Produce an exact transcription of the listing below, omitting the pictures.
begin
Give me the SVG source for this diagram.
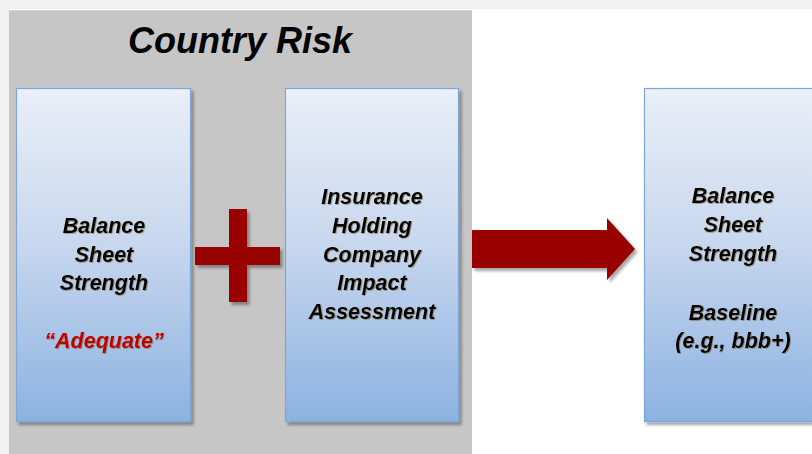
<svg xmlns="http://www.w3.org/2000/svg" width="812" height="454" viewBox="0 0 812 454">
  <defs>
    <linearGradient id="boxGrad" x1="0" y1="0" x2="0" y2="1">
      <stop offset="0" stop-color="#eaeff8"/>
      <stop offset="0.45" stop-color="#c9d8ee"/>
      <stop offset="1" stop-color="#8cb2e1"/>
    </linearGradient>
    <filter id="shadow" x="-10%" y="-10%" width="130%" height="130%">
      <feDropShadow dx="2.5" dy="3" stdDeviation="1.5" flood-color="#000" flood-opacity="0.35"/>
    </filter>
    <filter id="tshadow" x="-10%" y="-20%" width="130%" height="150%">
      <feDropShadow dx="0.8" dy="0.8" stdDeviation="0.4" flood-color="#6b5a2a" flood-opacity="0.6"/>
    </filter>
  </defs>
  <style>
    .box { fill: url(#boxGrad); stroke: #7ea6d9; stroke-width: 1.2; filter: url(#shadow); }
    .lbl { font-family: "Liberation Sans", Arial, sans-serif; font-size: 21.5px; font-weight: bold; font-style: italic; fill: #000; text-anchor: middle; filter: url(#tshadow); }
    .red { fill: #c00000; }
    .title { font-family: "Liberation Sans", Arial, sans-serif; font-size: 36px; font-weight: bold; font-style: italic; fill: #000; text-anchor: middle; }
    .mark { fill: #990000; filter: url(#shadow); }
  </style>

  <rect x="0" y="0" width="812" height="454" fill="#ffffff"/>
  <rect x="0" y="0" width="812" height="9" fill="#f1f1f1"/>
  <rect x="0" y="0" width="9" height="454" fill="#f1f1f1"/>

  <g id="country-risk">
    <rect x="9" y="10" width="463" height="444" fill="#c6c6c6"/>
    <line x1="9" y1="10.5" x2="472" y2="10.5" stroke="#d4d4d4" stroke-width="1"/>
    <text class="title" x="240" y="53">Country Risk</text>
  </g>

  <g id="balance-sheet">
    <rect class="box" x="16.5" y="88.5" width="174" height="333"/>
    <text class="lbl" x="104" y="233">Balance</text>
    <text class="lbl" x="104" y="262">Sheet</text>
    <text class="lbl" x="104" y="290">Strength</text>
    <text class="lbl red" x="104" y="348">“Adequate”</text>
  </g>

  <g id="plus">
    <path class="mark" d="M229 209 H247 V247 H280 V265 H247 V302 H229 V265 H195 V247 H229 Z"/>
  </g>

  <g id="holding-company">
    <rect class="box" x="285.5" y="88.5" width="173" height="333"/>
    <text class="lbl" x="372" y="204">Insurance</text>
    <text class="lbl" x="372" y="233">Holding</text>
    <text class="lbl" x="372" y="262">Company</text>
    <text class="lbl" x="372" y="290">Impact</text>
    <text class="lbl" x="372" y="319">Assessment</text>
  </g>

  <g id="connectors">
    <path class="mark" d="M472 230 H607 V218 L635 249 L607 280 V268 H472 Z"/>
  </g>

  <g id="baseline">
    <rect class="box" x="644.5" y="88.5" width="178" height="333"/>
    <text class="lbl" x="733" y="203">Balance</text>
    <text class="lbl" x="733" y="232">Sheet</text>
    <text class="lbl" x="733" y="261">Strength</text>
    <text class="lbl" x="733" y="320">Baseline</text>
    <text class="lbl" x="733" y="348">(e.g., bbb+)</text>
  </g>
</svg>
end
Problem solution
Give me the SVG source for this diagram.
<svg xmlns="http://www.w3.org/2000/svg" width="812" height="454" viewBox="0 0 812 454">
  <defs>
    <linearGradient id="boxGrad" x1="0" y1="0" x2="0" y2="1">
      <stop offset="0" stop-color="#eaeff8"/>
      <stop offset="0.45" stop-color="#c9d8ee"/>
      <stop offset="1" stop-color="#8cb2e1"/>
    </linearGradient>
    <filter id="shadow" x="-10%" y="-10%" width="130%" height="130%">
      <feDropShadow dx="2.5" dy="3" stdDeviation="1.5" flood-color="#000" flood-opacity="0.35"/>
    </filter>
    <filter id="tshadow" x="-10%" y="-20%" width="130%" height="150%">
      <feDropShadow dx="0.8" dy="0.8" stdDeviation="0.4" flood-color="#6b5a2a" flood-opacity="0.6"/>
    </filter>
  </defs>
  <style>
    .box { fill: url(#boxGrad); stroke: #7ea6d9; stroke-width: 1.2; filter: url(#shadow); }
    .lbl { font-family: "Liberation Sans", Arial, sans-serif; font-size: 21.5px; font-weight: bold; font-style: italic; fill: #000; text-anchor: middle; filter: url(#tshadow); }
    .red { fill: #c00000; }
    .title { font-family: "Liberation Sans", Arial, sans-serif; font-size: 36px; font-weight: bold; font-style: italic; fill: #000; text-anchor: middle; }
    .mark { fill: #990000; filter: url(#shadow); }
  </style>

  <rect x="0" y="0" width="812" height="454" fill="#ffffff"/>
  <rect x="0" y="0" width="812" height="9" fill="#f1f1f1"/>
  <rect x="0" y="0" width="9" height="454" fill="#f1f1f1"/>

  <g id="country-risk">
    <rect x="9" y="10" width="463" height="444" fill="#c6c6c6"/>
    <line x1="9" y1="10.5" x2="472" y2="10.5" stroke="#d4d4d4" stroke-width="1"/>
    <text class="title" x="240" y="53">Country Risk</text>
  </g>

  <g id="balance-sheet">
    <rect class="box" x="16.5" y="88.5" width="174" height="333"/>
    <text class="lbl" x="104" y="233">Balance</text>
    <text class="lbl" x="104" y="262">Sheet</text>
    <text class="lbl" x="104" y="290">Strength</text>
    <text class="lbl red" x="104" y="348">“Adequate”</text>
  </g>

  <g id="plus">
    <path class="mark" d="M229 209 H247 V247 H280 V265 H247 V302 H229 V265 H195 V247 H229 Z"/>
  </g>

  <g id="holding-company">
    <rect class="box" x="285.5" y="88.5" width="173" height="333"/>
    <text class="lbl" x="372" y="204">Insurance</text>
    <text class="lbl" x="372" y="233">Holding</text>
    <text class="lbl" x="372" y="262">Company</text>
    <text class="lbl" x="372" y="290">Impact</text>
    <text class="lbl" x="372" y="319">Assessment</text>
  </g>

  <g id="connectors">
    <path class="mark" d="M472 230 H607 V218 L635 249 L607 280 V268 H472 Z"/>
  </g>

  <g id="baseline">
    <rect class="box" x="644.5" y="88.5" width="178" height="333"/>
    <text class="lbl" x="733" y="203">Balance</text>
    <text class="lbl" x="733" y="232">Sheet</text>
    <text class="lbl" x="733" y="261">Strength</text>
    <text class="lbl" x="733" y="320">Baseline</text>
    <text class="lbl" x="733" y="348">(e.g., bbb+)</text>
  </g>
</svg>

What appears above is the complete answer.